Robert Kubica erwischte einen hervorragenden Start in die Saison 2009 Zoom

"Das war ein wesentlicher Punkt, wo wir in der Meinung auseinanderlagen. Wir haben nicht nachgelassen bei der Entwicklung des 2008er-Autos. Es ging ja um Wesentlichen um Aerodynamik-Fortschritte. Wir haben genauso viel im Windkanal gearbeitet, genauso viele Varianten erzeugt wie vorher, aber wir haben auf der Stelle getreten, sind nicht vorangekommen. 2008 war eine Phase, wo wir einfach in der Aerodynamik irgendwo gegen einen Anschlag gelaufen sind", so der 58-Jährige.

Team wollte Weltmeister werden

"Das hat sich dann auch im 2009er-Auto niedergeschlagen, das ja nicht siegfähig war", erklärt Theissen, streitet aber die Kubica-Vorwürfe ab: "Es war keineswegs so, dass wir die Ressourcen woanders platziert hätten, zumal ja das Team natürlich gespürt hat: Wir sind vorne am Ball, wir wollen! Das war also absolut nicht so. Nur: Was wir im Windkanal gemacht haben, hat auf der Strecke nicht den erwarteten Fortschritt gebracht."

¿pbvin|512|3852||0|1pb¿Kubica hatte Ende 2008 das Gefühl, dass BMW sich nicht genug anstrengte, um die Vorbereitungen für 2009 nicht aufs Spiel zu setzen. Gleichzeitig hatte sein Teamkollege Nick Heidfeld enorme Probleme mit den Bridgestone-Reifen. Natürlich kümmerte sich das Team nicht nur um WM-Aspirant Kubica, sondern auch um das "Problemkind", was nach außen den Eindruck manifestierte, man verfolge den WM-Titel nicht entschlossen genug.
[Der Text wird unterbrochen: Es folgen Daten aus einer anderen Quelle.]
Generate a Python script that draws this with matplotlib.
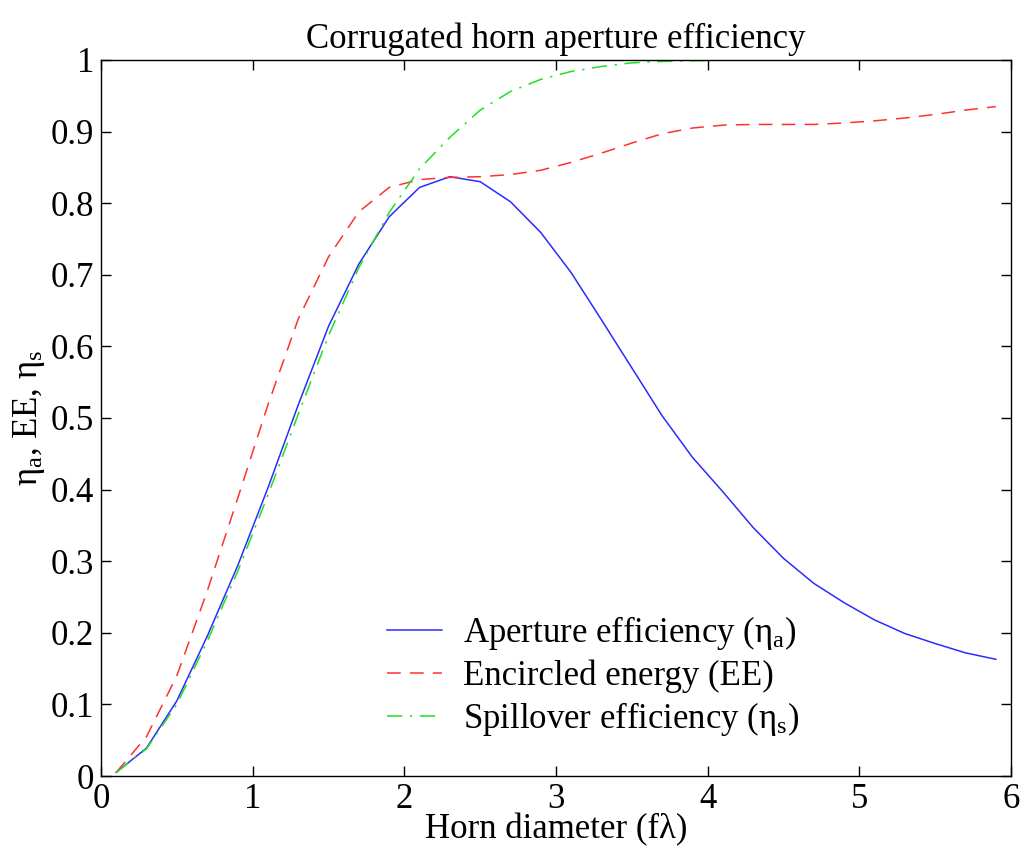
import numpy as np
import matplotlib
matplotlib.use('Agg')
import matplotlib.pyplot as plt

plt.rcParams['font.family'] = ['Liberation Serif', 'DejaVu Serif']
plt.rcParams['mathtext.fontset'] = 'custom'
plt.rcParams['mathtext.rm'] = 'Liberation Serif'
plt.rcParams['mathtext.it'] = 'Liberation Serif'

# horn diameter in units of f*lambda
diam = [0.1, 0.3, 0.5, 0.7, 0.9, 1.1, 1.3, 1.5, 1.7, 1.9,
        2.1, 2.3, 2.5, 2.7, 2.9, 3.1, 3.3, 3.5, 3.7, 3.9,
        4.1, 4.3, 4.5, 4.7, 4.9, 5.1, 5.3, 5.5, 5.7, 5.9]
aperture_eff = [0.005, 0.039, 0.105, 0.195, 0.293, 0.402, 0.518, 0.628, 0.715, 0.781,
                0.822, 0.837, 0.830, 0.802, 0.759, 0.703, 0.637, 0.570, 0.503, 0.445,
                0.397, 0.347, 0.304, 0.269, 0.242, 0.218, 0.199, 0.185, 0.172, 0.163]
encircled = [0.005, 0.055, 0.140, 0.258, 0.387, 0.518, 0.638, 0.725, 0.788, 0.822,
             0.833, 0.836, 0.837, 0.840, 0.846, 0.857, 0.870, 0.884, 0.897, 0.905,
             0.909, 0.910, 0.910, 0.910, 0.912, 0.915, 0.919, 0.924, 0.930, 0.935]
spillover = [0.005, 0.038, 0.100, 0.188, 0.285, 0.392, 0.505, 0.615, 0.710, 0.787,
             0.848, 0.892, 0.930, 0.956, 0.973, 0.984, 0.991, 0.996, 0.998, 0.999,
             1.0, 1.0, 1.0, 1.0, 1.0, 1.0, 1.0, 1.0, 1.0, 1.0]

fs = 25

fig = plt.figure(figsize=(10.34, 8.55), dpi=100)
ax = fig.add_axes([101/1034, 1 - 776/855, 910/1034, 716/855])

ax.plot(diam, aperture_eff, color='#2b2bff', lw=1.1, label=r'Aperture efficiency (η$_{\rm a}$)')
ax.plot(diam, encircled, color='#ff3030', lw=1.1, dashes=(9, 6), label='Encircled energy (EE)')
ax.plot(diam, spillover, color='#20e020', lw=1.1, dashes=(10, 5, 1.5, 5), label=r'Spillover efficiency (η$_{\rm s}$)')

ax.set_xlim(0, 6)
ax.set_ylim(0, 1)
ax.set_xticks(np.arange(0, 7, 1))
ax.set_yticks(np.arange(0, 1.01, 0.1))
ax.set_yticklabels(['0', '0.1', '0.2', '0.3', '0.4', '0.5', '0.6', '0.7', '0.8', '0.9', '1'])
ax.tick_params(direction='in', top=True, right=True, length=7, width=1, labelsize=fs, pad=5)
for s in ax.spines.values():
    s.set_linewidth(1)

ax.set_title('Corrugated horn aperture efficiency', fontsize=fs, pad=9)
ax.set_xlabel('Horn diameter (fλ)', fontsize=fs, labelpad=-2)
ax.set_ylabel(r'η$_{\rm a}$, EE, η$_{\rm s}$', fontsize=fs)
ax.yaxis.set_label_coords(-0.059, 0.5)

ax.legend(loc='upper left', bbox_to_anchor=(0.295, 0.25), frameon=False, fontsize=fs,
          handlelength=1.6, handletextpad=0.6, labelspacing=0.2, borderpad=0)

fig.savefig('out.png', dpi=100)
"Es ist richtig, dass ich in der ersten Saisonhälfte 2008 versucht habe, Nick wieder in die Spur zu verhelfen, indem wir ihn mal stärker in Hinwil eingebunden haben, Tage mit den Ingenieuren gemacht haben, wo er erklären konnte, wo es aus seiner Sicht hapert, und das mit den Ingenieuren abgleichen konnte. Das ging aber niemals zu Lasten der Aufmerksamkeit für Roberts Titelchancen. Wir waren genauso scharf auf den Titel wie er", behauptet Theissen.

Vorstand zog den Stecker

Den BMW-Ausstieg nach der relativ erfolglosen Saison 2009 konnte Theissen nicht verhindern. "Die Argumente sind immer dieselben. Die habe ich natürlich gezogen", erinnert er sich an seine Diskussionen mit dem Vorstand. "Aber ob jetzt Formel 1 aus Unternehmenssicht den Aufwand wert ist und ob man diese Imagefacette stärken will oder nicht, das liegt natürlich nicht in der Hand des Motorsportchefs."

Kritiker nehmen BMW die offizielle Version von der Neuausrichtung des Konzerns als Begründung für den Formel-1-Ausstieg heute noch nicht ab und vermuten stattdessen, dass das Engagement ganz normal weitergegangen wäre, wenn das Team auch 2009 an der Spitze mitgespielt hätte. Hätte das an der Entscheidung etwas geändert? "Ich glaube nein", gibt Theissen im Nachhinein zu Protokoll.

BMW-Pressekonferenz in München

Juli 2009: BMW gibt in München den Ausstieg aus der Formel 1 bekannt Zoom

"Was 2009 geschah, das passierte zu einer Zeit, als die Unternehmensstrategie neu ausgerichtet wurde. Das war letztlich der entscheidende Grund für den Ausstieg aus der Formel 1", sagt er. "Wenn wir im Sommer 2009 die WM angeführt hätten, wäre am 29. Juli der Ausstiegsbeschluss sicher nicht gefallen. Wenn wir sie aber 2009 gewonnen hätten, dann bin ich überzeugt, dass er erst recht gefallen wäre - am Ende des Jahres. Weil einfach die Firma sich umorientiert hat."